--- Start DATASET EXCERPT ---

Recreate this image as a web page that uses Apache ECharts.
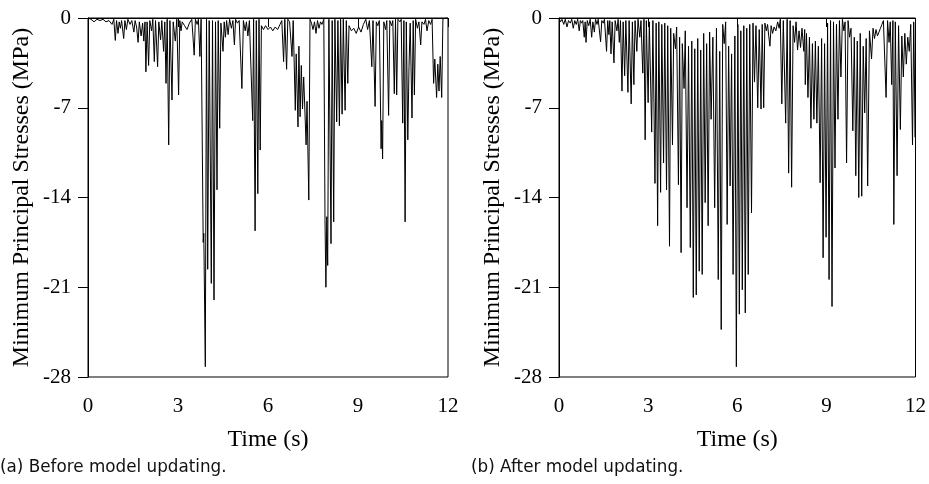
<!DOCTYPE html>
<html>
<head>
<meta charset="utf-8">
<script src="https://cdn.jsdelivr.net/npm/echarts@6/dist/echarts.min.js"></script>
<style>html,body{margin:0;padding:0;background:#fff}#c{width:929px;height:484px}</style>
</head>
<body>
<div id="c"></div>
<script>
const xTicks = [0, 3, 6, 9, 12];
const yTicks = [-28, -21, -14, -7, 0];
const xName = 'Time (s)';
const yName = 'Minimum Principal Stresses (MPa)';
const captions = ['(a) Before model updating.', '(b) After model updating.'];

const timeA = [0.00,0.10,0.20,0.30,0.40,0.50,0.60,0.70,0.80,0.86,0.91,0.95,1.00,1.04,1.08,1.12,1.19,1.23,1.28,1.33,1.40,1.46,1.53,1.57,1.62,1.67,1.71,1.77,1.82,1.86,1.90,1.93,1.97,2.02,2.06,2.12,2.16,2.21,2.25,2.32,2.36,2.42,2.46,2.52,2.56,2.60,2.64,2.69,2.73,2.80,2.84,2.91,2.96,3.02,3.06,3.10,3.14,3.22,3.30,3.38,3.46,3.54,3.58,3.64,3.68,3.73,3.77,3.84,3.86,3.91,3.95,3.99,4.04,4.11,4.15,4.20,4.25,4.30,4.34,4.39,4.43,4.50,4.54,4.58,4.62,4.67,4.72,4.78,4.83,4.88,4.92,4.98,5.04,5.13,5.18,5.24,5.28,5.33,5.38,5.49,5.52,5.57,5.61,5.66,5.70,5.74,5.78,5.85,5.92,6.00,6.08,6.16,6.24,6.32,6.40,6.46,6.52,6.56,6.62,6.66,6.72,6.80,6.84,6.91,6.94,7.00,7.03,7.07,7.11,7.15,7.19,7.27,7.30,7.36,7.40,7.45,7.50,7.55,7.60,7.65,7.70,7.75,7.80,7.86,7.90,7.93,7.96,7.99,8.03,8.10,8.14,8.19,8.23,8.29,8.33,8.38,8.42,8.47,8.51,8.57,8.61,8.66,8.70,8.78,8.86,8.94,9.02,9.10,9.18,9.26,9.32,9.38,9.46,9.50,9.57,9.61,9.66,9.71,9.77,9.79,9.82,9.86,9.92,9.96,10.02,10.06,10.12,10.16,10.21,10.25,10.29,10.33,10.40,10.44,10.49,10.53,10.57,10.61,10.66,10.70,10.74,10.80,10.84,10.88,10.92,10.98,11.03,11.09,11.13,11.20,11.25,11.30,11.36,11.42,11.47,11.52,11.56,11.62,11.66,11.70,11.74,11.79,11.83,11.90,12.00];
const stressA = [0,-0.1,-0.3,-0.1,-0.2,-0.1,-0.3,-0.2,-0.5,-0.1,-1.75,-0.2,-1.2,-0.3,-0.8,-0.2,-1.6,-0.2,-0.9,-0.1,-0.5,-0.2,-1.1,-0.2,-0.7,-1.9,-0.3,-1.4,-0.4,-1.8,-0.3,-4.2,-0.3,-3.7,-0.2,-1.0,-0.1,-3.4,-0.2,-3.8,-0.3,-1.7,-0.2,-2.6,-0.3,-5.1,-0.1,-9.9,-0.2,-6.4,-0.3,-1.8,-0.1,-6.0,-0.2,-1.0,-0.3,-0.6,-0.9,-0.4,-0.1,-2.9,-0.1,-0.5,-0.1,-3.0,-0.1,-17.5,-16.8,-27.2,-0.1,-19.6,-0.2,-20.7,-0.2,-22.0,-0.3,-13.4,-0.2,-8.6,-0.4,-2.6,-0.3,-1.5,-0.2,-1.3,-0.1,-0.8,-0.2,-2.1,-0.1,-0.4,-0.2,-5.5,-0.2,-1.0,-0.3,-1.4,-0.2,-8.0,-0.1,-16.6,-0.2,-13.7,-0.1,-10.3,-0.6,-0.9,-0.6,-0.9,-0.7,-1.0,-0.7,-0.9,-0.5,-0.2,-3.4,-0.1,-4.0,-0.1,-0.3,-3.0,-0.2,-7.2,-2.8,-8.5,-2.2,-7.7,-3.7,-7.1,-4.6,-9.9,-6.5,-14.2,-0.1,-0.4,-0.9,-0.3,-1.2,-0.2,-0.8,-0.3,-0.5,-0.1,-15.8,-21.0,-15.5,-19.3,-0.1,-17.6,-0.2,-15.9,-0.1,-8.1,-0.2,-8.4,-0.1,-7.5,-0.1,-7.2,-0.2,-5.1,-0.6,-1.0,-0.8,-1.2,-0.7,-1.1,-0.5,-0.1,-0.9,-0.2,-3.8,-0.2,-6.9,-0.3,-0.6,-0.2,-10.2,-8.0,-11.0,-0.3,-0.9,-0.2,-7.6,-0.2,-0.6,-0.2,-5.9,-0.1,-6.0,-0.1,-0.3,-0.1,-8.2,-0.2,-15.9,-0.3,-9.5,-3.8,-0.4,-7.8,-0.2,-6.0,-0.1,-0.8,-0.3,-2.1,-0.3,-0.5,-0.1,-1.0,-0.2,-0.5,-0.1,-5.1,-3.2,-6.2,-3.6,-5.7,-3.0,-6.2,-0.1,0,0];

const timeB = [0.00,0.05,0.10,0.16,0.21,0.27,0.32,0.38,0.43,0.48,0.53,0.58,0.63,0.68,0.72,0.76,0.80,0.85,0.88,0.91,0.95,1.00,1.05,1.10,1.14,1.19,1.23,1.28,1.32,1.40,1.44,1.49,1.53,1.60,1.64,1.68,1.71,1.75,1.79,1.85,1.89,1.95,1.99,2.03,2.07,2.12,2.16,2.21,2.25,2.32,2.36,2.43,2.47,2.52,2.56,2.62,2.66,2.72,2.76,2.82,2.86,2.90,2.94,3.00,3.04,3.12,3.16,3.23,3.27,3.32,3.36,3.42,3.46,3.52,3.56,3.62,3.66,3.72,3.76,3.82,3.86,3.92,3.96,4.02,4.06,4.11,4.15,4.21,4.25,4.31,4.36,4.42,4.47,4.52,4.57,4.62,4.67,4.72,4.77,4.82,4.87,4.92,4.97,5.02,5.07,5.12,5.18,5.24,5.30,5.36,5.41,5.46,5.51,5.56,5.61,5.66,5.71,5.76,5.81,5.86,5.92,5.97,6.02,6.07,6.12,6.17,6.22,6.27,6.32,6.37,6.42,6.48,6.53,6.58,6.63,6.69,6.74,6.80,6.84,6.89,6.93,6.98,7.02,7.06,7.10,7.14,7.19,7.24,7.30,7.36,7.41,7.45,7.50,7.55,7.63,7.68,7.73,7.78,7.83,7.88,7.93,7.98,8.03,8.08,8.13,8.18,8.24,8.27,8.29,8.33,8.38,8.43,8.48,8.53,8.58,8.63,8.68,8.73,8.79,8.84,8.89,8.94,8.99,9.04,9.09,9.14,9.19,9.24,9.29,9.34,9.39,9.44,9.49,9.54,9.59,9.63,9.68,9.73,9.78,9.83,9.89,9.94,9.99,10.04,10.09,10.14,10.19,10.24,10.29,10.34,10.39,10.45,10.52,10.57,10.62,10.67,10.72,10.77,10.82,10.87,10.92,10.97,11.01,11.06,11.11,11.15,11.20,11.24,11.27,11.32,11.38,11.43,11.49,11.54,11.59,11.64,11.69,11.74,11.79,11.84,11.90,11.94,11.99,12.00];
const stressB = [0,-0.3,-0.1,-0.5,-0.1,-0.7,-0.2,-0.4,-0.1,-0.8,-0.2,-0.5,-0.1,-1.0,-0.2,-0.4,-0.2,-1.5,-0.3,-1.9,-0.2,-0.6,-0.1,-1.5,-0.3,-1.1,-0.1,-0.5,-0.1,-1.85,-0.2,-0.4,-0.1,-2.6,-0.2,-1.3,-0.2,-2.8,-0.3,-3.5,-0.2,-1.0,-0.1,-1.9,-0.2,-5.7,-0.3,-4.5,-0.2,-5.8,-0.2,-6.7,-0.3,-5.2,-0.2,-2.6,-0.1,-1.5,-0.2,-4.3,-0.1,-9.5,-0.2,-6.6,-0.3,-8.9,-0.2,-12.9,-0.4,-16.2,-0.3,-13.6,-0.5,-11.3,-0.4,-13.4,-0.6,-17.8,-0.8,-9.9,-1.2,-2.4,-0.7,-13.0,-1.5,-18.3,-2.0,-5.5,-1.0,-14.8,-2.2,-17.9,-1.8,-21.8,-2.4,-21.6,-1.6,-19.75,-2.5,-20.0,-1.2,-14.4,-2.0,-16.2,-1.1,-7.9,-1.5,-14.8,-0.8,-20.4,-2.6,-24.3,-0.5,-2.0,-0.3,-16.1,-2.2,-13.1,-2.8,-20.0,-1.4,-27.2,-0.5,-23.1,-1.0,-21.2,-0.6,-23.0,-0.8,-20.0,-0.5,-15.2,-0.4,-5.0,-0.6,-7.0,-0.9,-7.1,-0.5,-7.0,-0.4,-1.0,-0.5,-1.4,-2.2,-0.6,-1.2,-0.7,-1.0,-0.3,-0.8,-0.1,-6.7,-0.2,-8.2,-0.1,-12.1,-0.2,-13.2,-0.6,-1.9,-0.3,-2.5,-1.0,-2.3,-0.8,-2.6,-0.9,-5.2,-1.2,-6.2,-1.5,-8.6,-2.0,-7.9,-1.8,-8.2,-2.2,-12.85,-1.6,-18.7,-2.0,-17.1,-0.4,-20.4,-0.2,-22.5,-0.3,-11.7,-0.5,-7.9,-0.2,-4.6,-0.1,-1.0,-0.3,-11.3,-0.2,-1.5,-0.8,-8.8,-1.5,-12.3,-1.8,-14.0,-1.2,-13.9,-2.2,-7.4,-1.6,-13.1,-1.0,-3.2,-0.8,-1.6,-0.9,-1.4,-1.1,-0.8,-0.5,-0.2,-0.1,-6.2,-0.2,-1.9,-0.3,-5.2,-0.2,-16.1,-0.3,-12.3,-0.6,-8.7,-1.4,-4.6,-1.2,-3.6,-1.5,-2.6,-0.5,-9.9,-0.3,-9.3,-0.5];

const zip = (t, v) => t.map((x, i) => [x, v[i]]);
const serif = 'Liberation Serif';
const grids = [
  {left: 88, right: 481, top: 18, bottom: 107},
  {left: 559, right: 10, top: 18, bottom: 107}
];
const chart = echarts.init(document.getElementById('c'), null, {renderer: 'canvas'});
const mkX = (gi) => ({
  type: 'value', gridIndex: gi, min: xTicks[0], max: xTicks[xTicks.length - 1], interval: 3,
  name: xName, nameLocation: 'middle', nameGap: 51,
  nameTextStyle: {fontFamily: serif, fontSize: 24, color: '#000'},
  axisLine: {show: true, lineStyle: {color: '#000', width: 1}},
  axisTick: {show: true, inside: false, length: 9, lineStyle: {color: '#000'}},
  axisLabel: {fontFamily: serif, fontSize: 21, color: '#000', margin: 19},
  splitLine: {show: false}
});
const mkY = (gi) => ({
  type: 'value', gridIndex: gi, min: yTicks[0], max: yTicks[yTicks.length - 1], interval: 7,
  name: yName, nameLocation: 'middle', nameGap: 54,
  nameTextStyle: {fontFamily: serif, fontSize: 24, color: '#000'},
  axisLine: {show: true, lineStyle: {color: '#000', width: 1}},
  axisTick: {show: true, inside: false, length: 10, lineStyle: {color: '#000'}},
  axisLabel: {fontFamily: serif, fontSize: 21, color: '#000', margin: 17},
  splitLine: {show: false}
});
chart.setOption({
  animation: false,
  backgroundColor: '#fff',
  grid: grids.map(g => Object.assign({show: true, borderColor: '#000', borderWidth: 1, backgroundColor: 'transparent'}, g)),
  xAxis: [mkX(0), mkX(1)],
  yAxis: [mkY(0), mkY(1)],
  series: [
    {type: 'line', xAxisIndex: 0, yAxisIndex: 0, data: zip(timeA, stressA), showSymbol: false, symbol: 'none', lineStyle: {color: '#000', width: 1}},
    {type: 'line', xAxisIndex: 1, yAxisIndex: 1, data: zip(timeB, stressB), showSymbol: false, symbol: 'none', lineStyle: {color: '#000', width: 1}}
  ],
  graphic: [
    {type: 'text', left: 0, top: 459, style: {text: captions[0], font: '16.8px "DejaVu Sans"', fill: '#111'}},
    {type: 'text', left: 471, top: 459, style: {text: captions[1], font: '16.8px "DejaVu Sans"', fill: '#111'}}
  ]
});
</script>
</body>
</html>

--- End DATASET EXCERPT ---

● **PROBLEM STATEMENT**: From the first line of the listing above, repeat every line through the one holding "const captions = ['(a)". Both ends count, and pictures stay out.

● **CORRECT OUTPUT**:
Recreate this image as a web page that uses Apache ECharts.
<!DOCTYPE html>
<html>
<head>
<meta charset="utf-8">
<script src="https://cdn.jsdelivr.net/npm/echarts@6/dist/echarts.min.js"></script>
<style>html,body{margin:0;padding:0;background:#fff}#c{width:929px;height:484px}</style>
</head>
<body>
<div id="c"></div>
<script>
const xTicks = [0, 3, 6, 9, 12];
const yTicks = [-28, -21, -14, -7, 0];
const xName = 'Time (s)';
const yName = 'Minimum Principal Stresses (MPa)';
const captions = ['(a) Before model updating.', '(b) After model updating.'];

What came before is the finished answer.